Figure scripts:
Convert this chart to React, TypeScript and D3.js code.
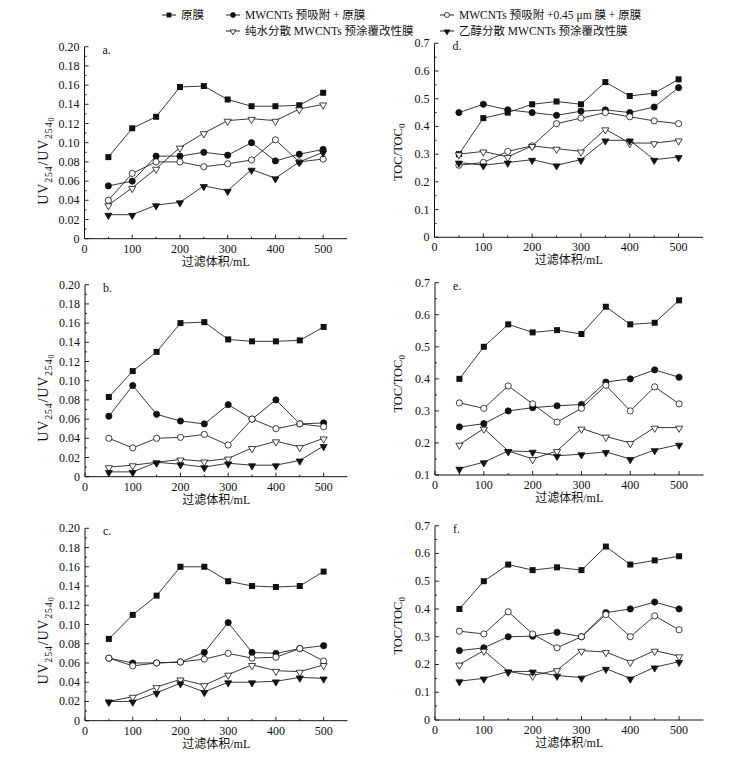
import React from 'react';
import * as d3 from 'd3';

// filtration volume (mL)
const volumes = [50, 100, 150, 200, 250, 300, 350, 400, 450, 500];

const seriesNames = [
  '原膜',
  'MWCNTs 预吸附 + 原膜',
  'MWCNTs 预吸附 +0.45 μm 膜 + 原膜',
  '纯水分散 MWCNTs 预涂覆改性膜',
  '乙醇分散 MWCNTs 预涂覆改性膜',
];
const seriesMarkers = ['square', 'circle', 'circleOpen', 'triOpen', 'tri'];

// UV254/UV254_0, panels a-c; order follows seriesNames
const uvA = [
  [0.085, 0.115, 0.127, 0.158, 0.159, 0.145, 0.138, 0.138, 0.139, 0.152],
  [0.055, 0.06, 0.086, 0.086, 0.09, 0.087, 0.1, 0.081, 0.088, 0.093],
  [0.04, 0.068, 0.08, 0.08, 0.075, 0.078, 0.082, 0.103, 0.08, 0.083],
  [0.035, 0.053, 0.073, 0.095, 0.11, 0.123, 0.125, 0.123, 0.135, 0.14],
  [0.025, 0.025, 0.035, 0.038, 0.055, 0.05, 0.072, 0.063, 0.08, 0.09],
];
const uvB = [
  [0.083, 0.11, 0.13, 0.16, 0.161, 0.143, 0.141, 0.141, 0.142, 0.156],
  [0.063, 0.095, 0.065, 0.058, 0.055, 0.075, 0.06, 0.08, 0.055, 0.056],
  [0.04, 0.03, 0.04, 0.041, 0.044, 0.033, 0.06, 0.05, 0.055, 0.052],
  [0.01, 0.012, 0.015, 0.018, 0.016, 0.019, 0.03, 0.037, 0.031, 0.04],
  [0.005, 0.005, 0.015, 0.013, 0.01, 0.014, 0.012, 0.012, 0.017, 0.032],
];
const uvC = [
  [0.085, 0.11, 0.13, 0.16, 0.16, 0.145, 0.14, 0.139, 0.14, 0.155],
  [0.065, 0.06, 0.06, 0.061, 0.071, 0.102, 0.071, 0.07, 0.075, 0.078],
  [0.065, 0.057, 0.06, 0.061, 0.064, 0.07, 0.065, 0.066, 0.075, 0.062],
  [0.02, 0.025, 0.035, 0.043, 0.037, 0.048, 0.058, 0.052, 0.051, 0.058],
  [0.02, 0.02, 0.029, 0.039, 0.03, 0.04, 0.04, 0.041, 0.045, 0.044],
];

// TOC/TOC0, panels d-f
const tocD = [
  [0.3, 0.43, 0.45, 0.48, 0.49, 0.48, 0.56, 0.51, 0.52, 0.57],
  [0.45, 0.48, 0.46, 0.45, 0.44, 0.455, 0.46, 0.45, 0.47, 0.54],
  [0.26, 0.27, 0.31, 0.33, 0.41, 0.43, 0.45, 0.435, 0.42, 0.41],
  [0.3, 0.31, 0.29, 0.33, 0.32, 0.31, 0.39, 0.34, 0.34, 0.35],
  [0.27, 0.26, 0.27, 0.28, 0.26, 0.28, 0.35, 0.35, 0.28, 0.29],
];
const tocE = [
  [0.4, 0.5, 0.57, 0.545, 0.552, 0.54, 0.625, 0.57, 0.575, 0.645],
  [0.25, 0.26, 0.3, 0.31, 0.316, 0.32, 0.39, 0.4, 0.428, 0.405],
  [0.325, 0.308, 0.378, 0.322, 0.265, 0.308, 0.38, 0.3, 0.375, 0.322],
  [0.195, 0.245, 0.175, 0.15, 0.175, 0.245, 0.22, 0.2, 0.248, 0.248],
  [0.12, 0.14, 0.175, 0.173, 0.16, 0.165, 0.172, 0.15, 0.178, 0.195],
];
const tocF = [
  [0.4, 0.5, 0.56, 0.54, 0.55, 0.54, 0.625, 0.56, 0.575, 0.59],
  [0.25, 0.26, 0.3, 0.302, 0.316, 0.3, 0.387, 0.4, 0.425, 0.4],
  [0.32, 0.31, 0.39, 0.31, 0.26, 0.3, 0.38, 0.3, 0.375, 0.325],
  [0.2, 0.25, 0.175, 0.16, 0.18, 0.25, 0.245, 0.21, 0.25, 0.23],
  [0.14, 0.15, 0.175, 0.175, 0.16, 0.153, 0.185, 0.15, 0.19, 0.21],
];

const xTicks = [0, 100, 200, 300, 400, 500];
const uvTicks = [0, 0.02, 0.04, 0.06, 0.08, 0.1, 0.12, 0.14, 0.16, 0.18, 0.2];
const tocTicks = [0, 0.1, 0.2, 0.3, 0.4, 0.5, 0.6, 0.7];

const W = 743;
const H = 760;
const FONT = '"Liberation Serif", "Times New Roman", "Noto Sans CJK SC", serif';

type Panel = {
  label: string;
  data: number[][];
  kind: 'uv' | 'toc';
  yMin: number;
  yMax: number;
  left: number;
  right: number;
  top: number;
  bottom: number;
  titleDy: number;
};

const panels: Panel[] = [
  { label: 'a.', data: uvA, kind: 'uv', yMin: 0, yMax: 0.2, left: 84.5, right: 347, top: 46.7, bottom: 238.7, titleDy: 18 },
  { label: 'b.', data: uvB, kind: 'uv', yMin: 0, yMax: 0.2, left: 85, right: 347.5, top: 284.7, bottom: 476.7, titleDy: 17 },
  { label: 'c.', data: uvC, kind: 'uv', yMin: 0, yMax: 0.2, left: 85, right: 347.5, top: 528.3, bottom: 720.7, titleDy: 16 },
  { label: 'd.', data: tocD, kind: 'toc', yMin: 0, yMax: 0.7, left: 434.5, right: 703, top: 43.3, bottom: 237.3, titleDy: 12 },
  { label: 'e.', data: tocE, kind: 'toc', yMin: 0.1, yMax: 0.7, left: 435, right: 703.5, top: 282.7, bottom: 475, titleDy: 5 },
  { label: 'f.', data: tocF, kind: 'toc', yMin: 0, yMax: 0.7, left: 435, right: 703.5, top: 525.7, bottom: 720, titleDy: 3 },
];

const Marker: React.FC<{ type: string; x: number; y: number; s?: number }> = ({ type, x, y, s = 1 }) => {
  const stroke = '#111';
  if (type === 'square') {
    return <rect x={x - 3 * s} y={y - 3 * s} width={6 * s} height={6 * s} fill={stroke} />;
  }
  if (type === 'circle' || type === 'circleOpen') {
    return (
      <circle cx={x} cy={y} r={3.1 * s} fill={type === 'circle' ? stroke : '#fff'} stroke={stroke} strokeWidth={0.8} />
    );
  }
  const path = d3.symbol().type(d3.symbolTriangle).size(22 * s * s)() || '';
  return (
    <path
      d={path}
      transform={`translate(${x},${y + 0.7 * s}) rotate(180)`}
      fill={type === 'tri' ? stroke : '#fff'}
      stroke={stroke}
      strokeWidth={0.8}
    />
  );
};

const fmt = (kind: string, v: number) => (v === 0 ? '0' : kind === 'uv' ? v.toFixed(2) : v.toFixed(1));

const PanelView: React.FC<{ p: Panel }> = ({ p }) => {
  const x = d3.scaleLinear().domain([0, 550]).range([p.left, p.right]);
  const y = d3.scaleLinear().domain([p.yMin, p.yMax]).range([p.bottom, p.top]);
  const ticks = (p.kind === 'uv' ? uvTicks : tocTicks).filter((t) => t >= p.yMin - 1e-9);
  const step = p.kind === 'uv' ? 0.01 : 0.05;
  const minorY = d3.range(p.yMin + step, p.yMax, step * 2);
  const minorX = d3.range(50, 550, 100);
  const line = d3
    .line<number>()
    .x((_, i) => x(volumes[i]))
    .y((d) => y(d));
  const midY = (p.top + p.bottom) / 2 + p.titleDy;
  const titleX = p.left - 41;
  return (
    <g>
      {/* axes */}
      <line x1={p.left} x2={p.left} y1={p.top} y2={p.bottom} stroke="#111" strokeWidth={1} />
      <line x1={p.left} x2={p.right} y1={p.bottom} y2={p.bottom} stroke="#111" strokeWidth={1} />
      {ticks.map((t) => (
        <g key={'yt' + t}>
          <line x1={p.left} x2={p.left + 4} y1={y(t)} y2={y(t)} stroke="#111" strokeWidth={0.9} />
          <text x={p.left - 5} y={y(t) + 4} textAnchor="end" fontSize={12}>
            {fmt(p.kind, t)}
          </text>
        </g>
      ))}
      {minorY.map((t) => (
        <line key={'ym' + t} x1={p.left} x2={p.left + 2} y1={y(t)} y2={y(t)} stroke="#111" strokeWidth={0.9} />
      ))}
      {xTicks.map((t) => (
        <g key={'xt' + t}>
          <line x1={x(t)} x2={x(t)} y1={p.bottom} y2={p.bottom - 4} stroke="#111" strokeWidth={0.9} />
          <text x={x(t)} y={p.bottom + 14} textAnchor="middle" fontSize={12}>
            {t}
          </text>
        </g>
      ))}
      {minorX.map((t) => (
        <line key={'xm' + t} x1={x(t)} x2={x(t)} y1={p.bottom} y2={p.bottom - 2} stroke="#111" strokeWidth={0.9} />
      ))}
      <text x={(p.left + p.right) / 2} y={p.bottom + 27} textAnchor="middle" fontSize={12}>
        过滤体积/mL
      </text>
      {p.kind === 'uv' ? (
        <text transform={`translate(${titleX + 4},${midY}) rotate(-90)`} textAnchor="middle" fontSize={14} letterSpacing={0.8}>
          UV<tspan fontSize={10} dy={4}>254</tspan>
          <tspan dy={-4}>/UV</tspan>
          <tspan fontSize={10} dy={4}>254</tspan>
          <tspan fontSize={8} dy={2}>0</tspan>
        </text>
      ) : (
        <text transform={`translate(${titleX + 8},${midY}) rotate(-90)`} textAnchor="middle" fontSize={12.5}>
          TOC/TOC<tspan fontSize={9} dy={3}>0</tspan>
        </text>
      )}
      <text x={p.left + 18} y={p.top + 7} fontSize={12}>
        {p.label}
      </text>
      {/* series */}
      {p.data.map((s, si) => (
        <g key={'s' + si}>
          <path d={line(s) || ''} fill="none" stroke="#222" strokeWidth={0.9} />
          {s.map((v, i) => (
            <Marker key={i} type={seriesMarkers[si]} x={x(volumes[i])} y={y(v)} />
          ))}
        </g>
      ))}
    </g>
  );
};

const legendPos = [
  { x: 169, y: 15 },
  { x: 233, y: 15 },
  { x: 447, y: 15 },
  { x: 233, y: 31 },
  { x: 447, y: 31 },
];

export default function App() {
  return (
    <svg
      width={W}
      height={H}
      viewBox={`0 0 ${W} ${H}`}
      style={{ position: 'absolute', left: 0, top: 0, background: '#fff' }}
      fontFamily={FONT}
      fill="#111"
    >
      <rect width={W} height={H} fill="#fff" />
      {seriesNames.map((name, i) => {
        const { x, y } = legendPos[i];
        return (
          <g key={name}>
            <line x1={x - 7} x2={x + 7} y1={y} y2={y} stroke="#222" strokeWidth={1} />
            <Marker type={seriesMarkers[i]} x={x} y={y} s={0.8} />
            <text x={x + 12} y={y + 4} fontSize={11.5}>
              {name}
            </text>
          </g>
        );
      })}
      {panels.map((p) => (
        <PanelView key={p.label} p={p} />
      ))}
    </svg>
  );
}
---
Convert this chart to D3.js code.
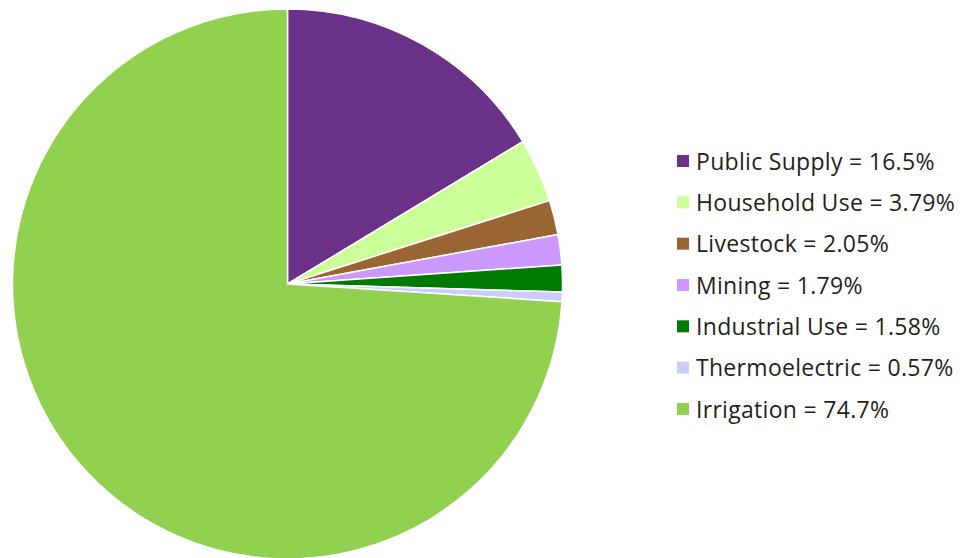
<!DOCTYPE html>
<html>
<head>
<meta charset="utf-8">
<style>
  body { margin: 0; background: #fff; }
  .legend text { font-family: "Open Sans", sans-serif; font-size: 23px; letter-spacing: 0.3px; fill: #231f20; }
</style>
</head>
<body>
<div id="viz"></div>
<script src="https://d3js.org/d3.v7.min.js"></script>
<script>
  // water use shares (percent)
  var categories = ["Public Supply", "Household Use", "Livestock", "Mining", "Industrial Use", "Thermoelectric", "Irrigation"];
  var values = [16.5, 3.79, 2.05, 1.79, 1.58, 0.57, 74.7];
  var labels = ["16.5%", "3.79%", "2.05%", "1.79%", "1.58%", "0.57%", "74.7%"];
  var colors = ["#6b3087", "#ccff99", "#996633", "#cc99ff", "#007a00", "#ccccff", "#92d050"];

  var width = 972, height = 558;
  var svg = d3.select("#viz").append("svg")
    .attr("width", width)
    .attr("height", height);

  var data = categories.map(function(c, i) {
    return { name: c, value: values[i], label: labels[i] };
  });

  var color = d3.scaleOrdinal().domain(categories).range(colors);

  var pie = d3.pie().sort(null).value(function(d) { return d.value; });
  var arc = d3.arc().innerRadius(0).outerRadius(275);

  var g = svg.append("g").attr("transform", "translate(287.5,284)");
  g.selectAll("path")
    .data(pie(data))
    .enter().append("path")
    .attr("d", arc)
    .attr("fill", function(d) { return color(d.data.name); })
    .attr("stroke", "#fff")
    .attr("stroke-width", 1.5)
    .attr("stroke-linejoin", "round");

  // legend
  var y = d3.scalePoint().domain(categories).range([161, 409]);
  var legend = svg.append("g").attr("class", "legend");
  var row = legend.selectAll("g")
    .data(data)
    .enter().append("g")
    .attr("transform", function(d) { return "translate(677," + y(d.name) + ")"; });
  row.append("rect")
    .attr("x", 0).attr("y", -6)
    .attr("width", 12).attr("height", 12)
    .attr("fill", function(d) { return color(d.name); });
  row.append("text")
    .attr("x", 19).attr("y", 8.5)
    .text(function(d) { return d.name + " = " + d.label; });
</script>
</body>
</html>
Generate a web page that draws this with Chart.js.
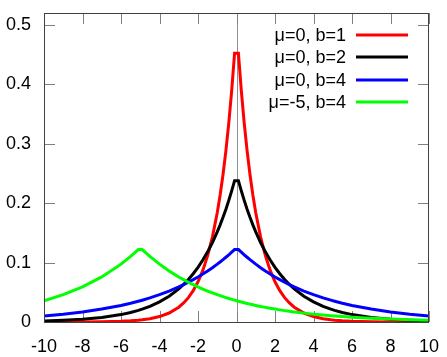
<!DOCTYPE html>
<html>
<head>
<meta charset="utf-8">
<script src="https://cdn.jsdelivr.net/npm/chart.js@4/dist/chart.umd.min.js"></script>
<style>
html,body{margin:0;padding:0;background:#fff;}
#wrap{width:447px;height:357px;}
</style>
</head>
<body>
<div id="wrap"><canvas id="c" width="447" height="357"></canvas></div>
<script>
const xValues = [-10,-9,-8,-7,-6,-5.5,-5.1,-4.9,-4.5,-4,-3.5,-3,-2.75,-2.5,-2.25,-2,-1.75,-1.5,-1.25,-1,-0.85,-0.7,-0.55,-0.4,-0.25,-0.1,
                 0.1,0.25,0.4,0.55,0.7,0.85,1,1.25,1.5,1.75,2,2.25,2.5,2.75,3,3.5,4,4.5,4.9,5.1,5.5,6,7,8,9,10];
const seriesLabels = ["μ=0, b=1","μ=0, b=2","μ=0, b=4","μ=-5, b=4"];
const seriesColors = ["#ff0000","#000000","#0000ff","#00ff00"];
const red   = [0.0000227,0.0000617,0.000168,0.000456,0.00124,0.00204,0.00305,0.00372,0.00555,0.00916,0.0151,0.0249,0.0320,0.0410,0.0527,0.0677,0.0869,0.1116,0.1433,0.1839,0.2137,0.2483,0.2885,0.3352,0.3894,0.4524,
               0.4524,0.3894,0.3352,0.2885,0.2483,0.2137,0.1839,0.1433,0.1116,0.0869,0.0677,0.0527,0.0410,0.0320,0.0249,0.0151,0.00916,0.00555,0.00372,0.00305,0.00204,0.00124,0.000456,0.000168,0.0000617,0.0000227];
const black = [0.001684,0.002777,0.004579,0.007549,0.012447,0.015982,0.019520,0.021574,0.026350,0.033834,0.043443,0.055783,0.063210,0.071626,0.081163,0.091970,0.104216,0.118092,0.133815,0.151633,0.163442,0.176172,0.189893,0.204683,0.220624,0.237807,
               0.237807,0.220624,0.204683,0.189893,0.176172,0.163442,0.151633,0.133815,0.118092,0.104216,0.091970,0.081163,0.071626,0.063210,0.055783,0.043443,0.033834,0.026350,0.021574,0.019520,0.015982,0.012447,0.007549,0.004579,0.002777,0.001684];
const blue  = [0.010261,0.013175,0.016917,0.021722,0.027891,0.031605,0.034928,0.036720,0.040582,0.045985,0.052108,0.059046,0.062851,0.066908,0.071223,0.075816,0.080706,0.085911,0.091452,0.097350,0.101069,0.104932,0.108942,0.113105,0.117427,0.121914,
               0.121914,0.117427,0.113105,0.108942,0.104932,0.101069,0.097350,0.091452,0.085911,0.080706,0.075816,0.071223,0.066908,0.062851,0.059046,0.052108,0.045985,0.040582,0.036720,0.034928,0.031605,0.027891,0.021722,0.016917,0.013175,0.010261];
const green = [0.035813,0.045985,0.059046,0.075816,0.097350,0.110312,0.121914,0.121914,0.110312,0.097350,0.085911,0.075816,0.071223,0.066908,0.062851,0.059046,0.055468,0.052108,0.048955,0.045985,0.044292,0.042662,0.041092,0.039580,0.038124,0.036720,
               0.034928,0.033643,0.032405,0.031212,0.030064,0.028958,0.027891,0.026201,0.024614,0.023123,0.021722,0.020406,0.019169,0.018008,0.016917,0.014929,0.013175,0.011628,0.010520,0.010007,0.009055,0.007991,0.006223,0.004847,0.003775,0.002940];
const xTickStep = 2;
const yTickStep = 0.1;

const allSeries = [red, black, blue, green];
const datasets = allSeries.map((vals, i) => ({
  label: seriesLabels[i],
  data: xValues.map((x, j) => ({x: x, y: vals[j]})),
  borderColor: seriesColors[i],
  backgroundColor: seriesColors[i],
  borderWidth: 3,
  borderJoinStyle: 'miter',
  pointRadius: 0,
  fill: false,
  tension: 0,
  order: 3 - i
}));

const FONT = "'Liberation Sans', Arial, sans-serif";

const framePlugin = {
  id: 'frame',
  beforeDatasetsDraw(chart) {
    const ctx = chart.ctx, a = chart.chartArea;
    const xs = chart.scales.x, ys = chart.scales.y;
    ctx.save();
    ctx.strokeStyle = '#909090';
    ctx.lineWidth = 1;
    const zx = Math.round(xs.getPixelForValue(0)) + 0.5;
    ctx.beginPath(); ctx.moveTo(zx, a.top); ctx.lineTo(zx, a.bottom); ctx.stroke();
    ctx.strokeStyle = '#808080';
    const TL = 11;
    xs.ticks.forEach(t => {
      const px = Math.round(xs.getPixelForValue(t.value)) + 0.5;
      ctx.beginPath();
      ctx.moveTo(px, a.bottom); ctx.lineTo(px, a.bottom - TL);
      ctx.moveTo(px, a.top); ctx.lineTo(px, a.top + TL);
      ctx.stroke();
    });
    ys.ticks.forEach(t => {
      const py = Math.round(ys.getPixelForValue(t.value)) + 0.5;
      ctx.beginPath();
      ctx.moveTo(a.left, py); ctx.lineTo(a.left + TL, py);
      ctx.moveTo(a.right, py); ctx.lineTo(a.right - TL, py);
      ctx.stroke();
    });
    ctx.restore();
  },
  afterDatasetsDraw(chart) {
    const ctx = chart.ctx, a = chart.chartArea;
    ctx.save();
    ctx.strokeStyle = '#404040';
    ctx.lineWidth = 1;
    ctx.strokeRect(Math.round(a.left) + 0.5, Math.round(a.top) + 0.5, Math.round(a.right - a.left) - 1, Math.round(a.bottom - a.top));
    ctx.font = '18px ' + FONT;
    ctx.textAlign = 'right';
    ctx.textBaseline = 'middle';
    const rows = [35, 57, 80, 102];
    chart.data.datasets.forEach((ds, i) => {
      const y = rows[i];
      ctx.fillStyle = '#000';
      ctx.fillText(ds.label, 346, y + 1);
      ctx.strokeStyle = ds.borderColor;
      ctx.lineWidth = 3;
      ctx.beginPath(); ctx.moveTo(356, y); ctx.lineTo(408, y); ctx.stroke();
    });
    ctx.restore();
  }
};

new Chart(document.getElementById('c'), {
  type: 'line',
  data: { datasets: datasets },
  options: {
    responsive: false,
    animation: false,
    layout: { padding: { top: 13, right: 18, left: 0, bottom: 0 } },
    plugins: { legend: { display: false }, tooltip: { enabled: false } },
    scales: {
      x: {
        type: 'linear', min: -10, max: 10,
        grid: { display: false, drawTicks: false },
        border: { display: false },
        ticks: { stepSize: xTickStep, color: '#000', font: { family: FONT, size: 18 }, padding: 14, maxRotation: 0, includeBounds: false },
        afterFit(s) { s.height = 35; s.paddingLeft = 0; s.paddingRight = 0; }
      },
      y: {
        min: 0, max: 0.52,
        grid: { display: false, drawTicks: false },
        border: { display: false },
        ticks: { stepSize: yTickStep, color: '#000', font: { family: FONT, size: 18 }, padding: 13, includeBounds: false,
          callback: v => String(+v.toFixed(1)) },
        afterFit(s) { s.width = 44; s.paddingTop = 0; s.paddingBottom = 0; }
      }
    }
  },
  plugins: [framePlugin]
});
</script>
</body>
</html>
---
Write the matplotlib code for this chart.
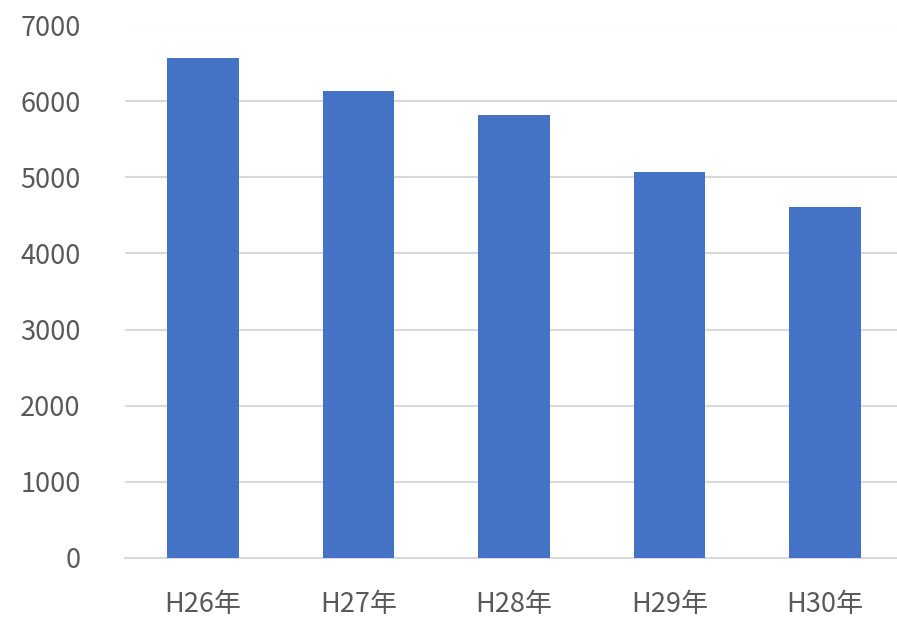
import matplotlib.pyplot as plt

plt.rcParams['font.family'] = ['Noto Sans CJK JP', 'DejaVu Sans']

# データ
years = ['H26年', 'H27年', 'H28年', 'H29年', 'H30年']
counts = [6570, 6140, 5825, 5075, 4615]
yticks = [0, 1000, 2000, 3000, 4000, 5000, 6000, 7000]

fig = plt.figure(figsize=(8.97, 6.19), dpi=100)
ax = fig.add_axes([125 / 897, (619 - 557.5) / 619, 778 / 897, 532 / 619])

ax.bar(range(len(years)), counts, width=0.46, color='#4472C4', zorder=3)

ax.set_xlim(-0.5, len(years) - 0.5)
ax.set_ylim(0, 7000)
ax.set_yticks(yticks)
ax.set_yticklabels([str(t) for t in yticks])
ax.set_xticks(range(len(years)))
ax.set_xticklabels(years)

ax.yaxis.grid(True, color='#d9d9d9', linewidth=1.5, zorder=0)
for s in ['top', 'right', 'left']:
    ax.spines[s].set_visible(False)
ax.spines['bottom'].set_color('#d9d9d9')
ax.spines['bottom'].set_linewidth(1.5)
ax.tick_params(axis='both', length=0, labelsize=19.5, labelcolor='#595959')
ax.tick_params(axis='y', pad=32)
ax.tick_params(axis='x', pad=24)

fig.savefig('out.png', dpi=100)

Exercise =
Write out word for word the lines above that run from the one with "Convert this chart to React, TypeScript" to the one with "400, 450, 500];". Include both end lines; exclude the images.

Task result =
Convert this chart to React, TypeScript and D3.js code.
import React from 'react';
import * as d3 from 'd3';

// filtration volume (mL)
const volumes = [50, 100, 150, 200, 250, 300, 350, 400, 450, 500];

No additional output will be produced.